There are also Anarchists who believe in Free Love, Anarchists who wish to do away with all laws, Anarchists who believe there exists no universal moral precepts but that each person should live the lifestyle which seems best to him. “One ought to behave immorally if one wishes to behave as an individual,” wrote Max Stirner, adding that “it is precisely individuality that society targets and means to subject to its power.” Although Stirner in some places sounds as if he’s against ANY behavior-curbing laws, he sometimes seems open to having a few rules around, as when he states… “there is a difference between a society that curtails my freedom and a society that curtails my individuality.”
Emile Henry, and many free-thinkers of his day (and of this), considered the institution of marriage not only tres bourgeois, but a dual instrument of oppression… the oppression of the woman by the man, and the oppression of the children by the parents. Why should “two creatures who happen to have been in love for a moment,” ponders Henry, “bind themselves one to the other until the end of their days”? Other Anarchists have voiced the opinion that children are not the property of parents, but belong –as much as any human being can be said to “belong” to anyone– to society.

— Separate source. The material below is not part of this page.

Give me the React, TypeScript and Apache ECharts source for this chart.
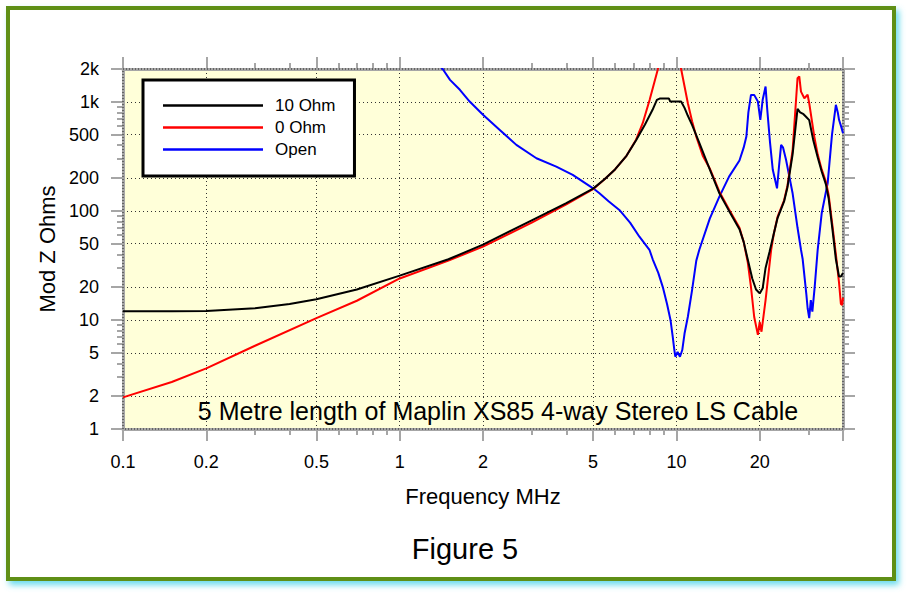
import React, { useEffect, useRef } from 'react';
import * as echarts from 'echarts';

const FONT = "'Liberation Sans', Arial, Helvetica, sans-serif";

// Axis ticks / labels
const xMajorTicks = [0.1, 0.2, 0.5, 1, 2, 5, 10, 20, 40];
const xMinorTicks = [0.3, 0.4, 0.6, 0.7, 0.8, 0.9, 3, 4, 6, 7, 8, 9, 30];
const xLabelValues = [0.1, 0.2, 0.5, 1, 2, 5, 10, 20];
const xLabelTexts = ['0.1', '0.2', '0.5', '1', '2', '5', '10', '20'];
const yMajorTicks = [1, 2, 5, 10, 20, 50, 100, 200, 500, 1000, 2000];
const yMinorTicks = [3, 4, 6, 7, 8, 9, 30, 40, 60, 70, 80, 90, 300, 400, 600, 700, 800, 900];
const yLabelTexts = ['1', '2', '5', '10', '20', '50', '100', '200', '500', '1k', '2k'];

// 10 Ohm termination
const ohm10Freq = [0.1, 0.15, 0.2, 0.3, 0.4, 0.5, 0.7, 1, 1.5, 2, 3, 4, 5, 5.5, 6, 6.6, 7.15, 7.7, 8.2, 8.5, 8.7, 9.4, 9.5, 10.4, 10.7, 11.0, 11.4, 12.1, 13.2, 14.3, 15.5, 16.9, 17.5, 18.1, 18.8, 19.4, 20, 20.5, 21, 21.7, 22.5, 23.2, 24.5, 25.2, 26.3, 27.4, 28.0, 28.8, 29.4, 30.2, 31.2, 32.4, 33.5, 34.7, 35.5, 36.6, 37.7, 38.7, 39.3, 40];
const ohm10Z = [12, 12, 12.1, 12.8, 14, 15.5, 19, 25.5, 36, 49, 82, 118, 160, 195, 240, 320, 445, 620, 845, 1040, 1070, 1070, 1005, 1005, 880, 745, 611, 420, 240, 145, 100, 68, 52, 36, 24, 19, 17.5, 19.5, 30, 42, 62, 86, 122, 165, 330, 860, 800, 770, 730, 680, 450, 310, 230, 175, 130, 69, 36, 25, 25, 27];

// 0 Ohm termination
const ohm0Freq = [0.1, 0.15, 0.2, 0.3, 0.5, 0.7, 1, 1.5, 2, 3, 4, 5, 5.5, 6, 6.6, 7.15, 7.56, 8.0, 8.56, 9.0, 10.0, 10.4, 11.0, 11.4, 11.8, 12.45, 13.2, 14.3, 15.5, 16.9, 17.5, 18.1, 18.6, 19.1, 19.7, 20.0, 20.3, 21.0, 22.0, 22.5, 23.2, 24.5, 25.2, 26.3, 27.4, 27.8, 28.2, 29.0, 29.8, 30.2, 31.5, 32.4, 33.5, 34.7, 35.5, 36.6, 37.7, 38.7, 39.3, 39.7, 40];
const ohm0Z = [1.95, 2.7, 3.6, 5.8, 10.4, 15, 24, 35, 47, 78, 115, 158, 195, 240, 320, 450, 640, 1040, 1970, 4000, 4000, 2000, 970, 660, 480, 320, 245, 150, 103, 70, 52, 34, 20, 10.7, 7.3, 9.6, 7.8, 15.2, 44, 62, 88, 125, 170, 360, 1650, 1710, 1240, 1080, 1160, 970, 480, 330, 240, 185, 140, 75, 40, 22, 14, 13.7, 16];

// Open termination
const openFreq = [1.3, 1.43, 1.52, 1.65, 1.79, 2.0, 2.3, 2.64, 3.12, 3.68, 4.22, 5.0, 5.27, 5.7, 6.22, 6.8, 7.35, 7.99, 8.21, 8.6, 8.93, 9.25, 9.52, 9.7, 9.83, 9.91, 10.1, 10.3, 10.5, 10.7, 11.0, 11.4, 11.8, 12.1, 13.2, 14.3, 15.5, 16.9, 17.5, 17.9, 18.2, 18.6, 19.1, 19.7, 20.1, 20.5, 21.0, 21.3, 21.8, 22.3, 23.1, 23.5, 23.9, 24.3, 24.9, 26.3, 27.4, 28.2, 28.6, 29.5, 29.8, 30.2, 30.6, 31.0, 31.6, 32.4, 33.5, 35.2, 36.5, 37.7, 38.3, 38.7, 39.5, 40];
const openZ = [2600, 2000, 1590, 1290, 1006, 760, 553, 403, 304, 255, 214, 161, 145, 122, 102, 78, 58, 44, 36, 27, 20, 14, 10, 7, 5.3, 4.6, 5.1, 4.6, 5.3, 7.5, 10.7, 19, 35, 44, 85, 135, 206, 290, 380, 481, 800, 1158, 1158, 1006, 684, 1043, 1380, 845, 420, 238, 161, 260, 403, 380, 294, 145, 70, 44, 36, 17, 12.8, 10.4, 15.2, 11.9, 20, 44, 95, 179, 500, 938, 800, 684, 580, 516];

const lg = Math.log10;
const toPts = (f: number[], z: number[]) => f.map((v, i) => [lg(v), lg(z[i])]);

const xFmt = (v: number) => {
  const i = xLabelValues.findIndex((t) => Math.abs(lg(t) - v) < 1e-6);
  return i >= 0 ? xLabelTexts[i] : '';
};
const yFmt = (v: number) => {
  const i = yMajorTicks.findIndex((t) => Math.abs(lg(t) - v) < 1e-6);
  return i >= 0 ? yLabelTexts[i] : '';
};

const TICK_COLOR = '#a6a6a6';

function makeX(position: 'top' | 'bottom', major: boolean, main: boolean) {
  return {
    type: 'value',
    position,
    min: lg(0.1),
    max: lg(40),
    axisLine: { show: major, onZero: false, lineStyle: { color: TICK_COLOR, width: 3 } },
    axisTick: {
      show: true,
      inside: false,
      customValues: (major ? xMajorTicks : xMinorTicks).map(lg),
      length: major ? 12 : 6,
      lineStyle: { color: TICK_COLOR, width: 2 },
    },
    axisLabel: main
      ? { show: true, customValues: xLabelValues.map(lg), formatter: xFmt, margin: 24, fontSize: 18, fontFamily: FONT, color: '#000' }
      : { show: false },
    splitLine: main
      ? { show: true, showMinLine: false, showMaxLine: false, lineStyle: { color: '#333', type: [1, 3], width: 1 } }
      : { show: false },
    name: main ? 'Frequency MHz' : '',
    nameLocation: 'middle',
    nameGap: 56,
    nameTextStyle: { fontSize: 22, fontFamily: FONT, color: '#000' },
  };
}

function makeY(position: 'left' | 'right', major: boolean, main: boolean) {
  return {
    type: 'value',
    position,
    min: 0,
    max: lg(2000),
    axisLine: { show: major, onZero: false, lineStyle: { color: TICK_COLOR, width: 3 } },
    axisTick: {
      show: true,
      inside: false,
      customValues: (major ? yMajorTicks : yMinorTicks).map(lg),
      length: major ? 12 : 6,
      lineStyle: { color: TICK_COLOR, width: 2 },
    },
    axisLabel: main
      ? { show: true, customValues: yMajorTicks.map(lg), formatter: yFmt, margin: 24, fontSize: 18, fontFamily: FONT, color: '#000' }
      : { show: false },
    splitLine: main
      ? { show: true, showMinLine: false, showMaxLine: false, lineStyle: { color: '#333', type: [1, 3], width: 1 } }
      : { show: false },
    name: main ? 'Mod Z Ohms' : '',
    nameLocation: 'middle',
    nameGap: 64,
    nameTextStyle: { fontSize: 22, fontFamily: FONT, color: '#000' },
  };
}

export default function App() {
  const ref = useRef<HTMLDivElement>(null);
  useEffect(() => {
    if (!ref.current) return;
    const chart = echarts.init(ref.current, null, { renderer: 'svg' });
    const option: any = {
      animation: false,
      grid: {
        left: 123,
        top: 69,
        width: 720,
        height: 360,
        show: true,
        backgroundColor: '#ffffd9',
        borderWidth: 0,
        containLabel: false,
        outerBoundsMode: 'none',
      },
      xAxis: [makeX('bottom', true, true), makeX('top', true, false), makeX('bottom', false, false), makeX('top', false, false)],
      yAxis: [makeY('left', true, true), makeY('right', true, false), makeY('left', false, false), makeY('right', false, false)],
      legend: {
        orient: 'vertical',
        left: 143,
        top: 80,
        data: ['10 Ohm', '0 Ohm', 'Open'],
        icon: 'rect',
        itemWidth: 100,
        itemHeight: 2.5,
        itemGap: 5,
        padding: [17, 19, 18, 20],
        backgroundColor: '#fff',
        borderColor: '#000',
        borderWidth: 3,
        borderRadius: 0,
        textStyle: { fontSize: 17, fontFamily: FONT, color: '#000', padding: [0, 0, 0, 7] },
      },
      series: [
        {
          name: 'Open', type: 'line', symbol: 'none', showSymbol: false, clip: true,
          lineStyle: { color: '#0000ff', width: 2 }, itemStyle: { color: '#0000ff' },
          data: toPts(openFreq, openZ),
        },
        {
          name: '0 Ohm', type: 'line', symbol: 'none', showSymbol: false, clip: true,
          lineStyle: { color: '#ff0000', width: 2 }, itemStyle: { color: '#ff0000' },
          data: toPts(ohm0Freq, ohm0Z),
        },
        {
          name: '10 Ohm', type: 'line', symbol: 'none', showSymbol: false, clip: true,
          lineStyle: { color: '#000000', width: 2 }, itemStyle: { color: '#000000' },
          data: toPts(ohm10Freq, ohm10Z),
        },
      ],
      graphic: [
        {
          type: 'rect', z: -1, silent: true,
          shape: { x: 8, y: 8, width: 886, height: 571 },
          style: {
            fill: '#ffffff', stroke: '#5f8f12', lineWidth: 4,
            shadowBlur: 6, shadowOffsetX: 3, shadowOffsetY: 4, shadowColor: 'rgba(90,215,235,0.9)',
          },
        },
        {
          type: 'rect', z: 3, silent: true,
          shape: { x: 123, y: 69, width: 720, height: 360 },
          style: { fill: 'none', stroke: '#222', lineWidth: 1, lineDash: [1, 2] },
        },
        {
          type: 'text', z: 4, x: 498, y: 411,
          style: {
            text: '5 Metre length of Maplin XS85 4-way Stereo LS Cable',
            fontSize: 25, fontFamily: FONT, fill: '#000', align: 'center', verticalAlign: 'middle',
          },
        },
        {
          type: 'text', z: 4, x: 465, y: 549,
          style: { text: 'Figure 5', fontSize: 29, fontFamily: FONT, fill: '#000', align: 'center', verticalAlign: 'middle' },
        },
      ],
    };
    chart.setOption(option);
    return () => chart.dispose();
  }, []);
  return (
    <div
      ref={ref}
      style={{ position: 'absolute', left: 0, top: 0, width: 907, height: 595, background: '#fff' }}
    />
  );
}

In contradiction to the “Stirner”-type of Anarchist who believes (or claims to believe) in no general morality… there are also Anarchists who believe in fundamental rules of behavior which must be followed by a civilized society, but that these basic rules are not to be enforced by the State, but through peer pressure and, sometimes, Vigilante Justice. These Anarchists contend that the mechanism for ensuring proper behavior should not come in the form of police power and criminal punishment, but in the form of social norms (this of course assumes a valid group morality)– and these norms should be enforced via shamings, peer pressure, and the threat of being outcast… or even (for Anarchists not opposed to violence per se) the risk of being seized and physically and/or materially punished by disapproving neighbors (aka a posse or a vigilante mob).